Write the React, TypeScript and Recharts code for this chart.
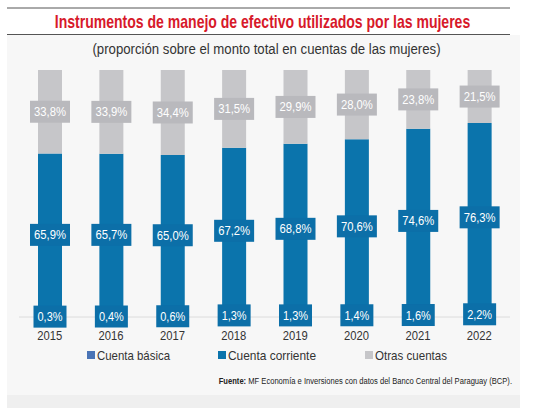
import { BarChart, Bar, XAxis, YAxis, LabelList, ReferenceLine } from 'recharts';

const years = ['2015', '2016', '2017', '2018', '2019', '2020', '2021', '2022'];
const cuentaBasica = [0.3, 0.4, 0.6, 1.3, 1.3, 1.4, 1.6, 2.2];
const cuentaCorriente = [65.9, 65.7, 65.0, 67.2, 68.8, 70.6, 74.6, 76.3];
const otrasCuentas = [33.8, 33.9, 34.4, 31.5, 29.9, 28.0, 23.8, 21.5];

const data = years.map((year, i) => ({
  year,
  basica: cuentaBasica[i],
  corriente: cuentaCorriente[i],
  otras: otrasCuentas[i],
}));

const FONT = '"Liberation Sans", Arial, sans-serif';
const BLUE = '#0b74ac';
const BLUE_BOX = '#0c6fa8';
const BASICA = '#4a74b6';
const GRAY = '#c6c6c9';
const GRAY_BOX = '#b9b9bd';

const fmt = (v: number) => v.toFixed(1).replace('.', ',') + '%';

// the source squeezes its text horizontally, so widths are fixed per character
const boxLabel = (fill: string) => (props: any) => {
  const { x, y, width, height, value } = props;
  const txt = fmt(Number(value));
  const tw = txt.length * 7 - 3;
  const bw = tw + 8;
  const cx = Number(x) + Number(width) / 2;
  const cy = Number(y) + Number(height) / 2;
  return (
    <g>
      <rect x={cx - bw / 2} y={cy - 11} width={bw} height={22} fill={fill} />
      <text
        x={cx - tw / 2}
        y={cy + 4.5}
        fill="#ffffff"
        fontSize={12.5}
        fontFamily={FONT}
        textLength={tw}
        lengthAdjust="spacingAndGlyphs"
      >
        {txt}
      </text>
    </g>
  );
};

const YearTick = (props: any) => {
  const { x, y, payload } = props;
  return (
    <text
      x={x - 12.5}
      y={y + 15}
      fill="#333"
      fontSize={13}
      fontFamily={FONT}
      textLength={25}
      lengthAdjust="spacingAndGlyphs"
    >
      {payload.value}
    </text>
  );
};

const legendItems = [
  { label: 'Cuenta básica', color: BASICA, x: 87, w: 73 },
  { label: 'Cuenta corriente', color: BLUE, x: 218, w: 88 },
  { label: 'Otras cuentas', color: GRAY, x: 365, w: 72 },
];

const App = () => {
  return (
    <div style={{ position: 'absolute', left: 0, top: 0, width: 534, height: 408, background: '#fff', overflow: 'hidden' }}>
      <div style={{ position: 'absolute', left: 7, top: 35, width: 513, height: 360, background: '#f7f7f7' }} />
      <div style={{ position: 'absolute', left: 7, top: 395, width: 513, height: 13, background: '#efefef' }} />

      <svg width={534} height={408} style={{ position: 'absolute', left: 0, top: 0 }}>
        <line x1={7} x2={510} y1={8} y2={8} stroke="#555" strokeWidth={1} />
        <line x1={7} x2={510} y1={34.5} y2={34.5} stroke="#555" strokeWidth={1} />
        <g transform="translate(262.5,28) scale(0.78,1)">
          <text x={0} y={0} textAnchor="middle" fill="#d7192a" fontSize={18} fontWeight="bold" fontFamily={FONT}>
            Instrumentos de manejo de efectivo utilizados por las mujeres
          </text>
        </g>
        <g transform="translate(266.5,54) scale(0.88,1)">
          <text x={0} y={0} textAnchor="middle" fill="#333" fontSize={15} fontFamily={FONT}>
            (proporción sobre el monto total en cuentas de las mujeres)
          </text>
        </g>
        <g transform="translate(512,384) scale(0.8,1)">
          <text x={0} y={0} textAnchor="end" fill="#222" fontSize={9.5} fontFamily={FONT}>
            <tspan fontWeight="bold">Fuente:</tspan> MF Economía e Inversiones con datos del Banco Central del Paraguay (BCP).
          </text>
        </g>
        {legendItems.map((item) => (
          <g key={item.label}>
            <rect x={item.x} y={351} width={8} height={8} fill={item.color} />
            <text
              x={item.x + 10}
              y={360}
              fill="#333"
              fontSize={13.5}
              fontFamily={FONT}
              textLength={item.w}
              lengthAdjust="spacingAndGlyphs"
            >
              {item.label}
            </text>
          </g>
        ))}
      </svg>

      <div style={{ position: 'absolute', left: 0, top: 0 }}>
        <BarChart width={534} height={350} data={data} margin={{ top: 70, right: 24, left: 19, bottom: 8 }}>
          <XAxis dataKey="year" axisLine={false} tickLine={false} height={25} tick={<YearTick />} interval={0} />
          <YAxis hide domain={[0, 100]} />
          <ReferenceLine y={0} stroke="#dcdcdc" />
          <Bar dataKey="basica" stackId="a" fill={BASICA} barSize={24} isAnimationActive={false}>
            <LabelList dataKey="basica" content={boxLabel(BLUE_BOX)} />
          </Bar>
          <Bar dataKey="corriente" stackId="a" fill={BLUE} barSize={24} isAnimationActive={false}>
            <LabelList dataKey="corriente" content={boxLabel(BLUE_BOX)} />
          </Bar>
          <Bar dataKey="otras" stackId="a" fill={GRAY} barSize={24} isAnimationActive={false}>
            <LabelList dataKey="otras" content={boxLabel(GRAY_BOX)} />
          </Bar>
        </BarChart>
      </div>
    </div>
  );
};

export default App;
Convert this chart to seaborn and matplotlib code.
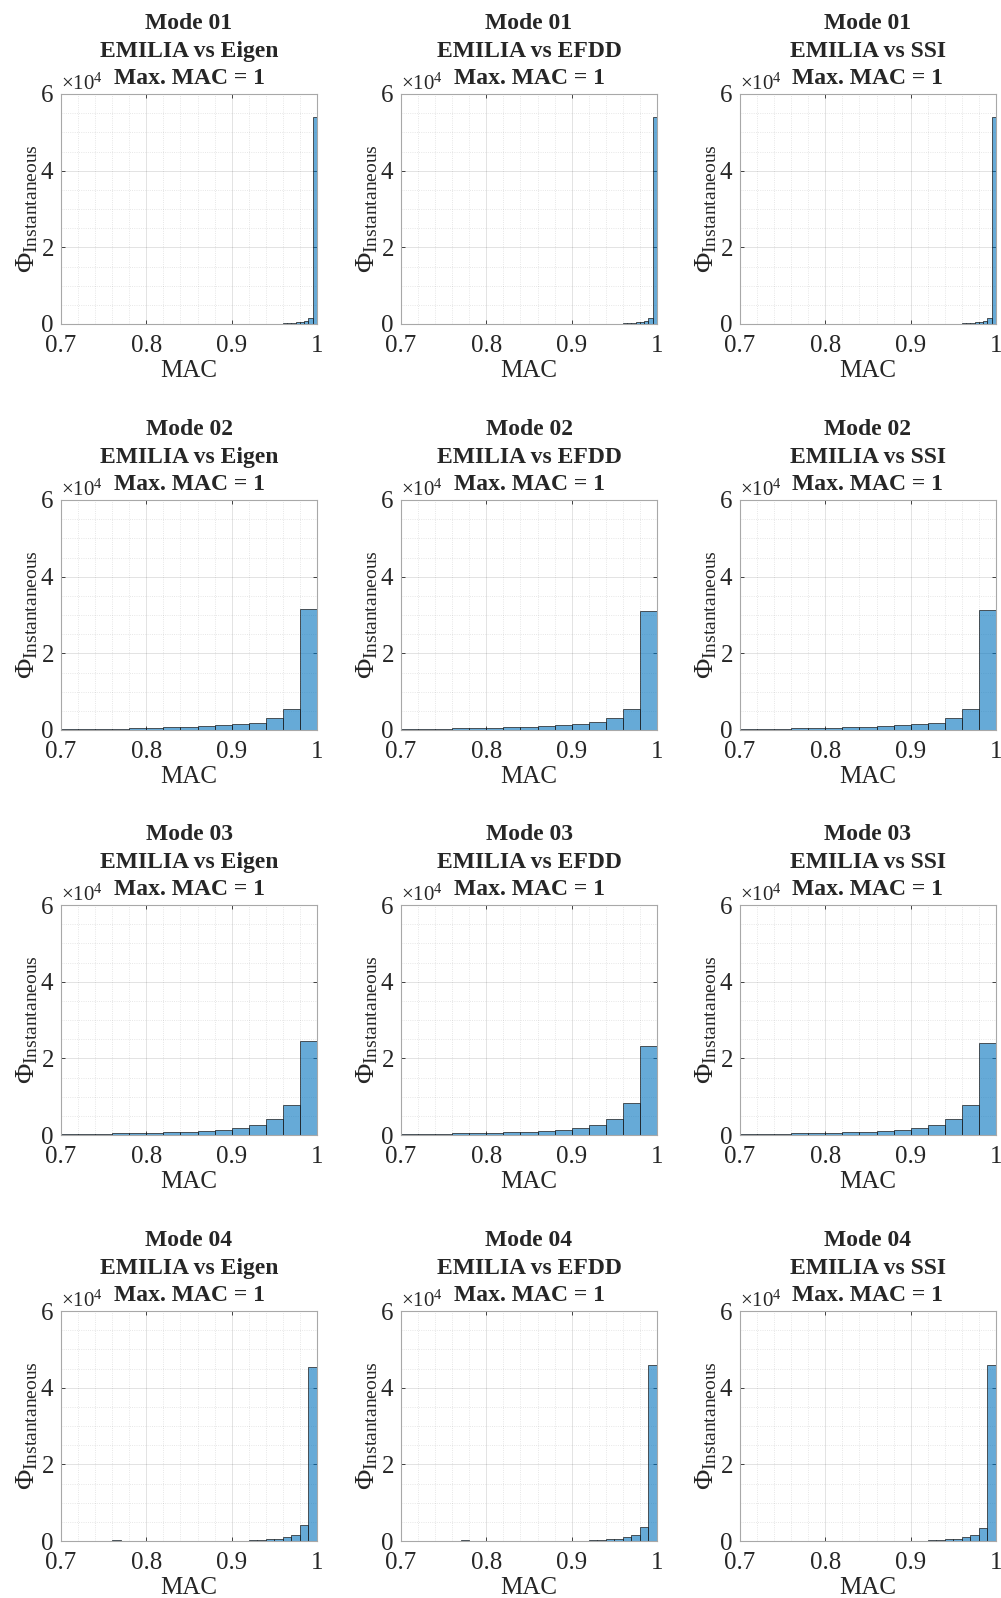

- [GOAL OF THE EXERCISE]: Exactly as written, please give again the lines from the beginning of the listing through the line containing "YAxis, LabelList, ReferenceLine", inclusive, without any pictures.

- [REPLY TO THE EXERCISE]:
Write the React, TypeScript and Recharts code for this chart.
import { BarChart, Bar, XAxis, YAxis, LabelList, ReferenceLine } from 'recharts';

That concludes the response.